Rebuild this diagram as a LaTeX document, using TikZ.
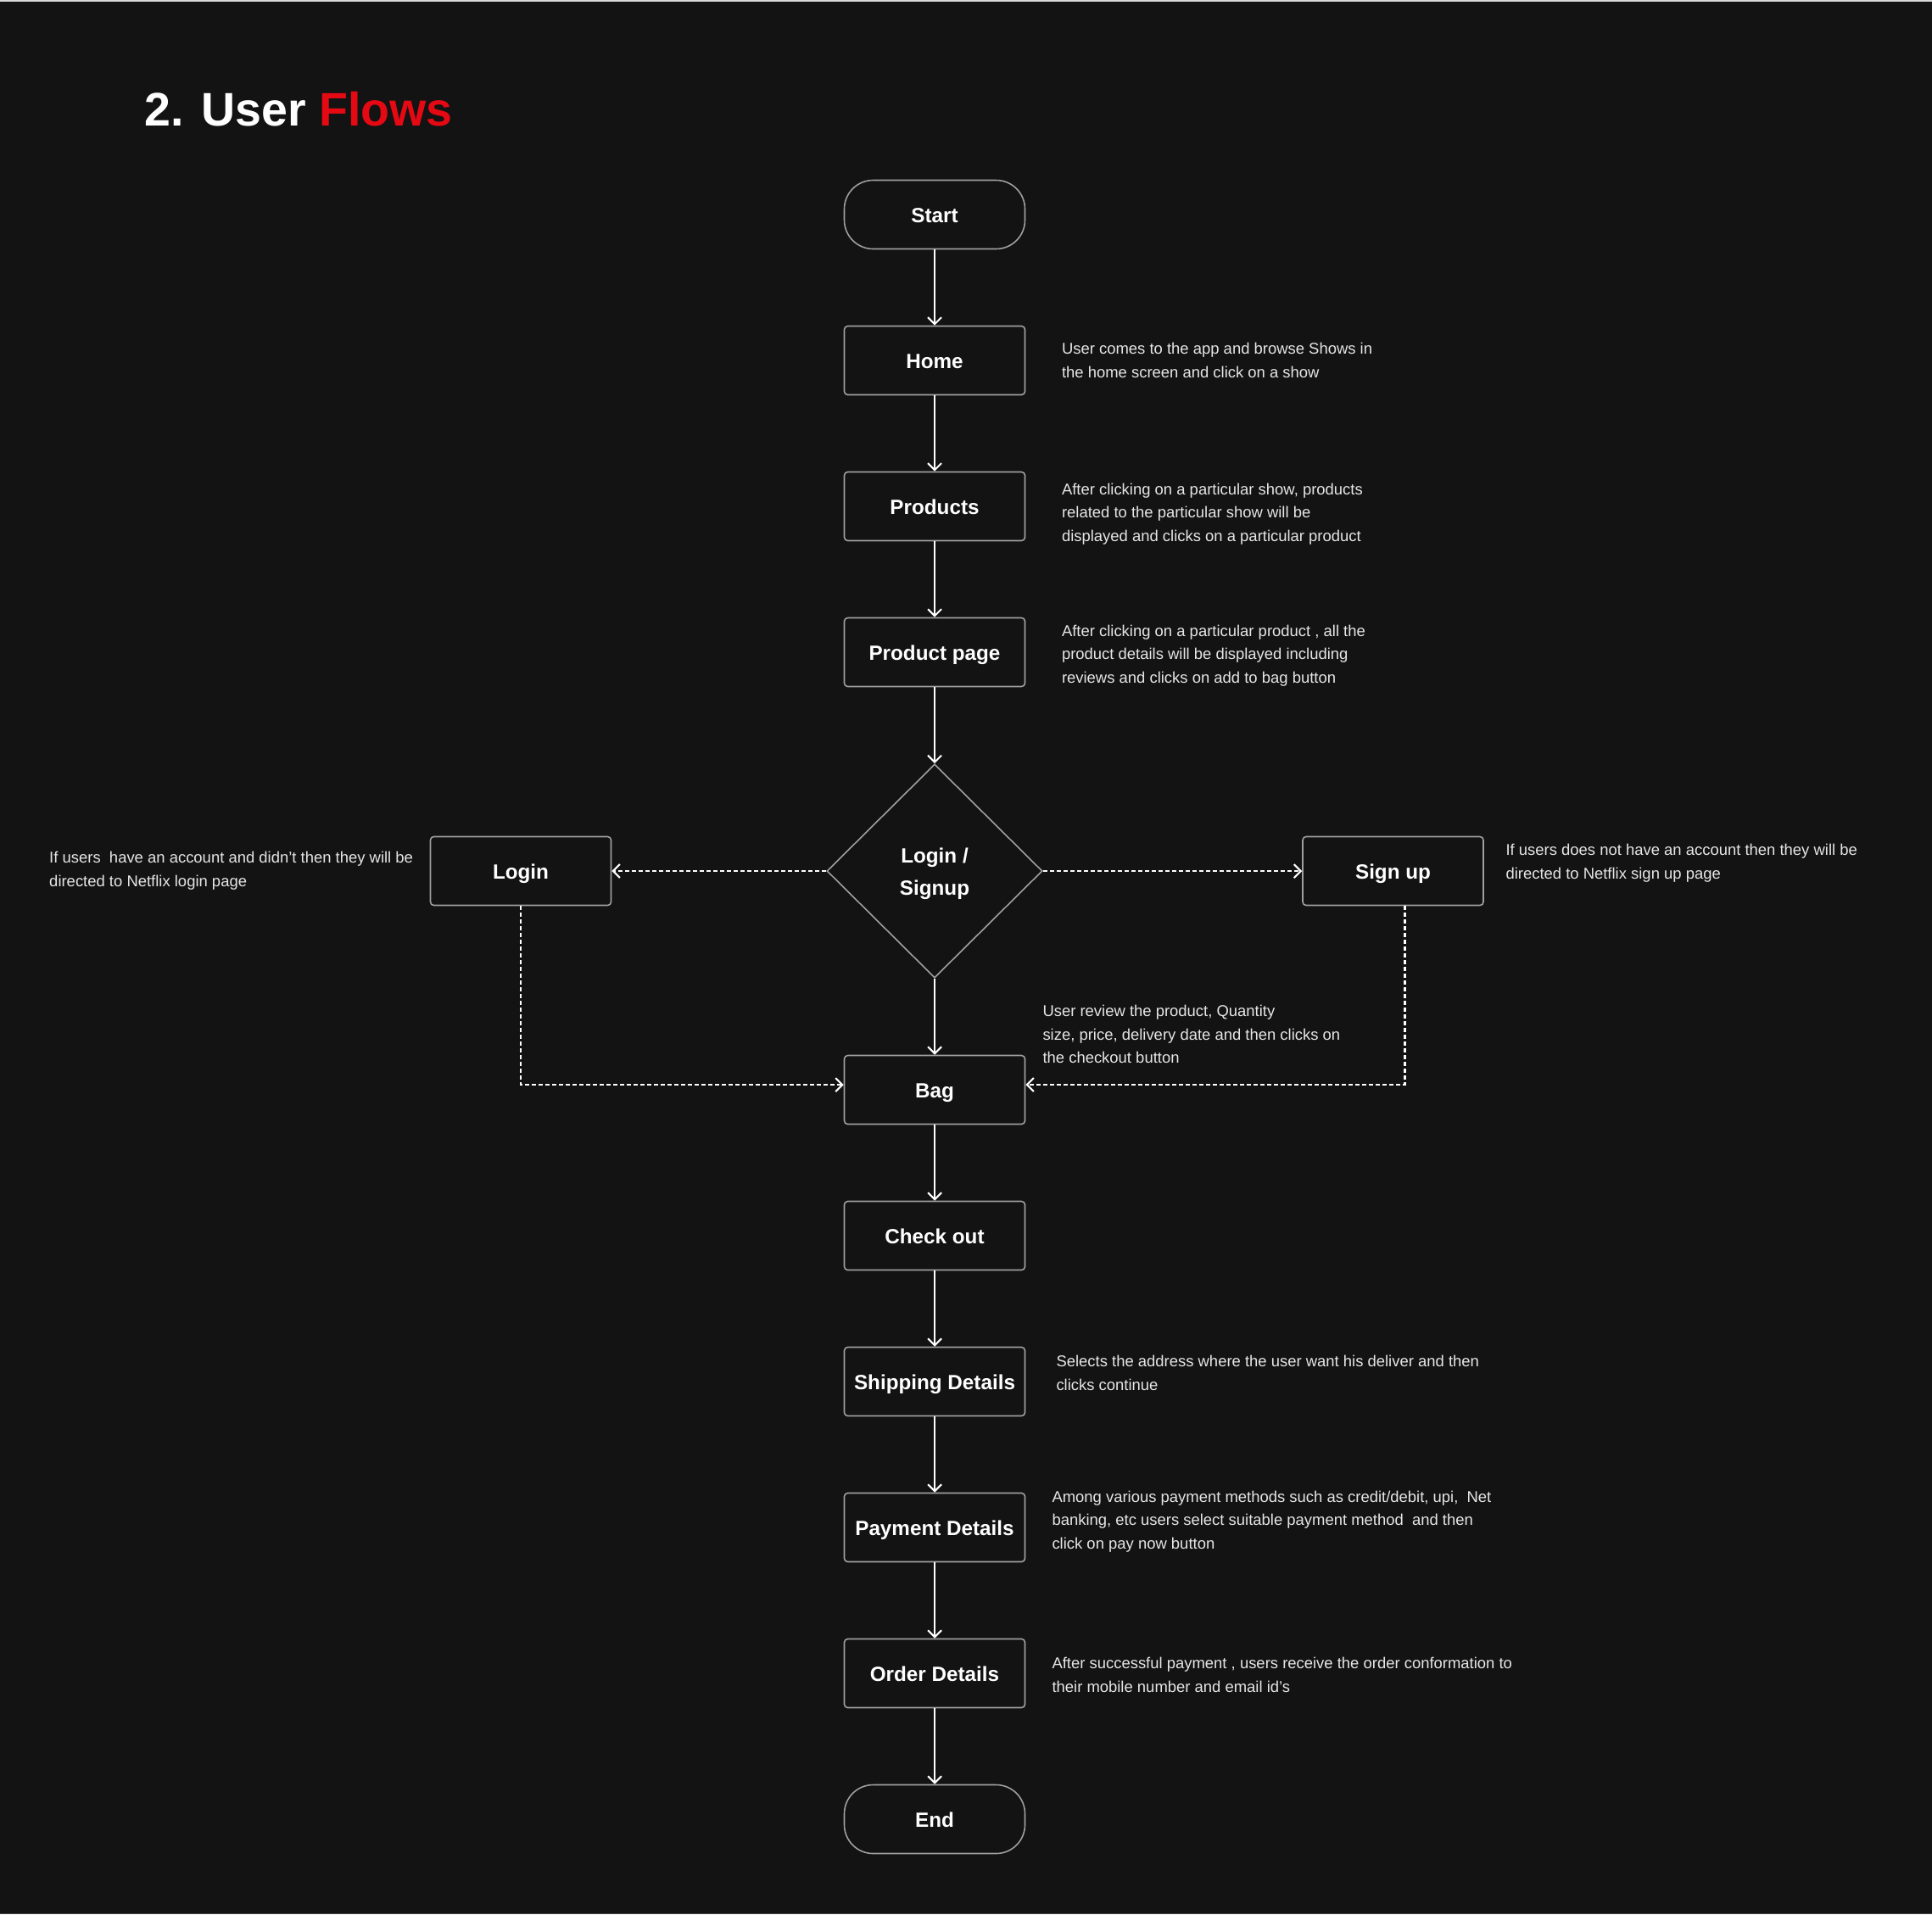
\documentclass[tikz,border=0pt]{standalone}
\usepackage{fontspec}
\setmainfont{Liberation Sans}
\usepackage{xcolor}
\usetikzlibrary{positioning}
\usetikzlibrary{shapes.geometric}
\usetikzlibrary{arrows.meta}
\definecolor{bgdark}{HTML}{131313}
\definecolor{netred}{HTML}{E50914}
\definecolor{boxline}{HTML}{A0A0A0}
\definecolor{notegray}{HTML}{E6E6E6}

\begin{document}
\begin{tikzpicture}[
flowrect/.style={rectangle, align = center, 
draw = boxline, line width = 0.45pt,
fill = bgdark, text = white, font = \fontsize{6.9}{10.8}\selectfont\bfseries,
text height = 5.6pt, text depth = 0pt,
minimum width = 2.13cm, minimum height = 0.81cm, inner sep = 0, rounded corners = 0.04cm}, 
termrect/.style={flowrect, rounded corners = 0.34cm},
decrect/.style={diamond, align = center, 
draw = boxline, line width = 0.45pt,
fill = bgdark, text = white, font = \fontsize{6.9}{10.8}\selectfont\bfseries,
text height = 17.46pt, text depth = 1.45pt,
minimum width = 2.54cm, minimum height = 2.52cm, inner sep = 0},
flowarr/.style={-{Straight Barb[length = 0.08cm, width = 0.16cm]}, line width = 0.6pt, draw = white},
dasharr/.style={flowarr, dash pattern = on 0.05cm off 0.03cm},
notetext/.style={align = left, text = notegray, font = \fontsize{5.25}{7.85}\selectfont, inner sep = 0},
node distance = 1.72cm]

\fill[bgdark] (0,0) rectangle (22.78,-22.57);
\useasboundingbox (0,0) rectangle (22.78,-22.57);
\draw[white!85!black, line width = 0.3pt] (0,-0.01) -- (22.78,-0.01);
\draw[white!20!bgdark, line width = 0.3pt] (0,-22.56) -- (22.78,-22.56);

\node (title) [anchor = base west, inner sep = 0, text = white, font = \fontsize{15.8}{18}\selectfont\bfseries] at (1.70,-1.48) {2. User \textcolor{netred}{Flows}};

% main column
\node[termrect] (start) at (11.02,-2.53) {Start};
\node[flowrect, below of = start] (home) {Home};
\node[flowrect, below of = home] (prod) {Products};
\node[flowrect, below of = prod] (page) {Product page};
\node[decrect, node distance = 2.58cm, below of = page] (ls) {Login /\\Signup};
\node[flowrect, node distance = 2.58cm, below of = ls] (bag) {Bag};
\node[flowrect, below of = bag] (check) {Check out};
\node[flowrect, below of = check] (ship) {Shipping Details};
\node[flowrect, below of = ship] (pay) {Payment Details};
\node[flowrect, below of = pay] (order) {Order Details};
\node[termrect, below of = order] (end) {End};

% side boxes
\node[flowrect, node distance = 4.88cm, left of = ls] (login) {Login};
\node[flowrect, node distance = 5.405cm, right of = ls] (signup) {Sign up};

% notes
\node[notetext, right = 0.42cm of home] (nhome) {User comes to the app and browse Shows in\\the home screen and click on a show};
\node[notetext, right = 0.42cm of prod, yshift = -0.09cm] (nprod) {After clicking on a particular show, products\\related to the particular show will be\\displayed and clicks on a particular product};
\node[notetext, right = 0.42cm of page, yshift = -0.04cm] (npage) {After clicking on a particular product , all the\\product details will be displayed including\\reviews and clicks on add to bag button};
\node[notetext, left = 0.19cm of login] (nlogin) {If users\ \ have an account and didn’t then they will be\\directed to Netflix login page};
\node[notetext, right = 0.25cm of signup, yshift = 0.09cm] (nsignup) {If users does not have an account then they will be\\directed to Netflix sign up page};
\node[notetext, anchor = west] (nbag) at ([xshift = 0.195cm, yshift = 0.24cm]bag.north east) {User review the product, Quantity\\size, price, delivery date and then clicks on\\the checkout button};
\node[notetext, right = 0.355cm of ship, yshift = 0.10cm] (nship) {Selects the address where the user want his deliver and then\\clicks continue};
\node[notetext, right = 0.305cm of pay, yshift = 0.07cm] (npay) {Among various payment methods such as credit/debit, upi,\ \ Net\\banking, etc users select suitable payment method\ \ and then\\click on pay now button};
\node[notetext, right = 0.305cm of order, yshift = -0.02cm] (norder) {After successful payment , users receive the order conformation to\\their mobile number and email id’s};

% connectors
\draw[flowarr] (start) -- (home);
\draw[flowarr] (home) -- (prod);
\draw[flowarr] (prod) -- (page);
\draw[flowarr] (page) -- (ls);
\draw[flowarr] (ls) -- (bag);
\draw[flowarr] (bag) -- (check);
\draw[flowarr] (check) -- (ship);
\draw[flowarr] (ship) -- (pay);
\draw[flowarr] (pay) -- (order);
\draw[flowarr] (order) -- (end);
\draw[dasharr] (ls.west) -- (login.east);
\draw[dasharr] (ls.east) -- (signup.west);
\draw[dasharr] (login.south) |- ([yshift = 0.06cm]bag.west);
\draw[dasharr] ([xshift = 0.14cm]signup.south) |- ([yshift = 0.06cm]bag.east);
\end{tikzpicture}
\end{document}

════════════════════

Instructions for the task:
Go from the first line of the listing to the line holding "(0,-22.56) -- (22.78,-22.56);" and, please, transcribe those lines exactly, both included, with no pictures.

Result of this exercise:
Rebuild this diagram as a LaTeX document, using TikZ.
\documentclass[tikz,border=0pt]{standalone}
\usepackage{fontspec}
\setmainfont{Liberation Sans}
\usepackage{xcolor}
\usetikzlibrary{positioning}
\usetikzlibrary{shapes.geometric}
\usetikzlibrary{arrows.meta}
\definecolor{bgdark}{HTML}{131313}
\definecolor{netred}{HTML}{E50914}
\definecolor{boxline}{HTML}{A0A0A0}
\definecolor{notegray}{HTML}{E6E6E6}

\begin{document}
\begin{tikzpicture}[
flowrect/.style={rectangle, align = center, 
draw = boxline, line width = 0.45pt,
fill = bgdark, text = white, font = \fontsize{6.9}{10.8}\selectfont\bfseries,
text height = 5.6pt, text depth = 0pt,
minimum width = 2.13cm, minimum height = 0.81cm, inner sep = 0, rounded corners = 0.04cm}, 
termrect/.style={flowrect, rounded corners = 0.34cm},
decrect/.style={diamond, align = center, 
draw = boxline, line width = 0.45pt,
fill = bgdark, text = white, font = \fontsize{6.9}{10.8}\selectfont\bfseries,
text height = 17.46pt, text depth = 1.45pt,
minimum width = 2.54cm, minimum height = 2.52cm, inner sep = 0},
flowarr/.style={-{Straight Barb[length = 0.08cm, width = 0.16cm]}, line width = 0.6pt, draw = white},
dasharr/.style={flowarr, dash pattern = on 0.05cm off 0.03cm},
notetext/.style={align = left, text = notegray, font = \fontsize{5.25}{7.85}\selectfont, inner sep = 0},
node distance = 1.72cm]

\fill[bgdark] (0,0) rectangle (22.78,-22.57);
\useasboundingbox (0,0) rectangle (22.78,-22.57);
\draw[white!85!black, line width = 0.3pt] (0,-0.01) -- (22.78,-0.01);
\draw[white!20!bgdark, line width = 0.3pt] (0,-22.56) -- (22.78,-22.56);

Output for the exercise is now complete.